И вот в ноябре 1824 года Нева роковым образом выходит из берегов. Одному Александру (царю) она делает очевидное и мрачное послание о конце. Что другой Александр? Понял ли он, что этот царский конец означает его, Пушкина (царское) начало?
Не сразу, но понял. Текст «Медного всадник» встает над водами и заканчивается катастрофой. Такие начало и конец обрамляют пушкинскую (образцовую, «библейскую») поэму о Петербурге. Впрочем, это случится много позже, в 1833 году, когда события той осени откроются ему во всем их противоречивом значении.
Пока же Пушкин нем и «мертв» [58]: он на «дне», посреди пустыни, тонет в море скуки. Время аморфно, вода его стоит недвижно, от земли до облаков. Зубчатый очерк пейзажа есть отпечаток тишины.
X
Зима в тот год задержалась. Окрестности явили собой бескрайние топкие хляби.
Показания очевидца: с утра до ночи Александр Сергеевич играет сам с собой в два шара на бильярде.

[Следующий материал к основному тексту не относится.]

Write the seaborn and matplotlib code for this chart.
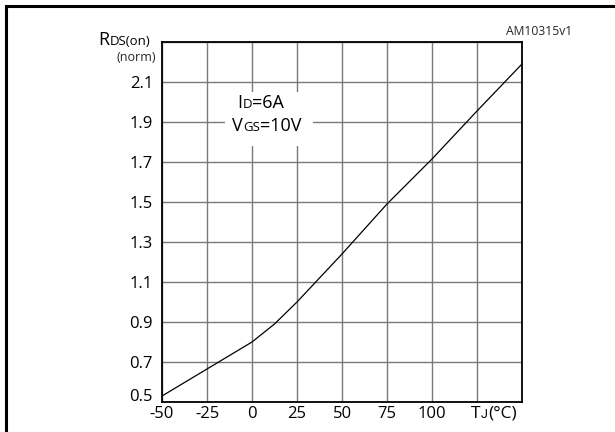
import matplotlib
matplotlib.use("Agg")
import matplotlib.pyplot as plt
import matplotlib.transforms as mtransforms
import seaborn as sns
import pandas as pd
from matplotlib.patches import Rectangle

# values
tj = [-50, -25, 0, 12.5, 25, 37.5, 50, 75, 100, 125, 150]
rds_norm = [0.53, 0.665, 0.80, 0.89, 1.00, 1.12, 1.24, 1.49, 1.715, 1.955, 2.19]

x_ticks = [-50, -25, 0, 25, 50, 75, 100, 125, 150]
x_labels = ["-50", "-25", "0", "25", "50", "75", "100", "", ""]
y_ticks = [0.5, 0.7, 0.9, 1.1, 1.3, 1.5, 1.7, 1.9, 2.1, 2.3]
y_labels = ["0.5", "0.7", "0.9", "1.1", "1.3", "1.5", "1.7", "1.9", "2.1", ""]

df = pd.DataFrame({"tj": tj, "rds": rds_norm})

sns.set_style("white")
plt.rcParams["font.family"] = ["Open Sans", "DejaVu Sans"]

fig = plt.figure(figsize=(6.15, 4.32), dpi=100)
ax = fig.add_axes([162 / 615, 1 - 402 / 432, 360 / 615, 360 / 432])

sns.lineplot(data=df, x="tj", y="rds", color="black", linewidth=0.9, ax=ax, zorder=4)

ax.set_xlim(-50, 150)
ax.set_ylim(0.5, 2.3)
ax.set_xticks(x_ticks)
ax.set_xticklabels(x_labels)
ax.set_yticks(y_ticks)
ax.set_yticklabels(y_labels)
ax.tick_params(axis="both", length=0, labelsize=12, colors="black")
ax.tick_params(axis="x", pad=3)
ax.tick_params(axis="y", pad=6.5)
ax.set_xlabel("")
ax.set_ylabel("")
ax.grid(True, color="#7a7a7a", linewidth=1.0)
ax.set_axisbelow(True)
for sp in ax.spines.values():
    sp.set_color("black")
    sp.set_linewidth(1.3)

# lift the bottom y label a little, as in the original
lab0 = ax.get_yticklabels()[0]
lab0.set_transform(lab0.get_transform() + mtransforms.ScaledTranslation(0, 5 / 72, fig.dpi_scale_trans))

# white area behind the condition text
ax.add_patch(Rectangle((-15, 1.78), 49, 0.27, facecolor="white", edgecolor="none", zorder=2))

renderer = fig.canvas.get_renderer()


def chain(parts, xp, yp):
    # pieces of one label, big and small letters on the same baseline (pixel coords from top-left)
    x = xp
    for part in parts:
        s, size = part[0], part[1]
        fam = part[2] if len(part) > 2 else None
        t = fig.text(x / 615, 1 - yp / 432, s, fontsize=size, ha="left", va="baseline",
                     color="black", zorder=5)
        if fam:
            t.set_family(fam)
        bb = t.get_window_extent(renderer)
        x = bb.x1 + 0.3


# condition text
chain([("I", 13), ("D", 9.5), ("=6A", 13)], 237, 108)
chain([("V", 13), ("GS", 9.5), ("=10V", 13)], 232, 131)

# axis titles
chain([("R", 13), ("DS(on)", 9.5)], 98, 45)
fig.text(156 / 615, 1 - 61 / 432, "(norm)", fontsize=9, ha="right", va="baseline")
chain([("T", 12.5), ("J", 9, "Roboto"), ("(°C)", 12.5)], 471, 418)

fig.text(506 / 615, 1 - 35 / 432, "AM10315v1", fontsize=8.7, ha="left", va="baseline")

# outer frame
fig.patches.append(Rectangle((6 / 615, -0.2), 1.2, 1.2 - 6 / 432, transform=fig.transFigure,
                             fill=False, edgecolor="black", linewidth=2.2))

fig.savefig("out.png", dpi=100)
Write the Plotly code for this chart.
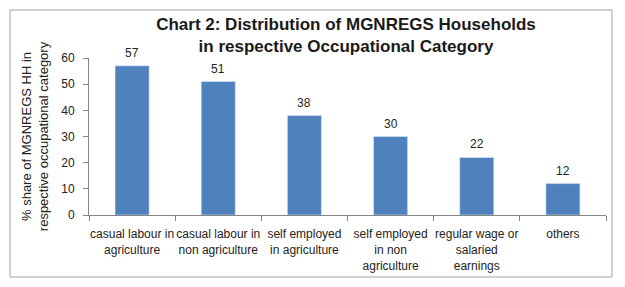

Это занятие есть квинтэссенция скуки. В столкновении холостых шаров видится передача эстафеты от одного, «южного» поэта другому, «северному» (еще одно толкование, которое легко произвести задним числом): один докатился до места, до точки села Михайловского, и весь заряд своей энергии готов одним щелчком передать другому. Только тому катиться некуда: все выходы, все лузы михайловского бильярда заперты на ключ.
Треск (слов), бег сферы по сукну — и скука. Атомы и молекулы наукой еще не обнаружены, но явлены в модели. Вот они, в замкнутом зеленом поле, носятся, меняясь местами (не меняется ничего), чертят схему. Существование Фауста, человека искусственно расчерченного.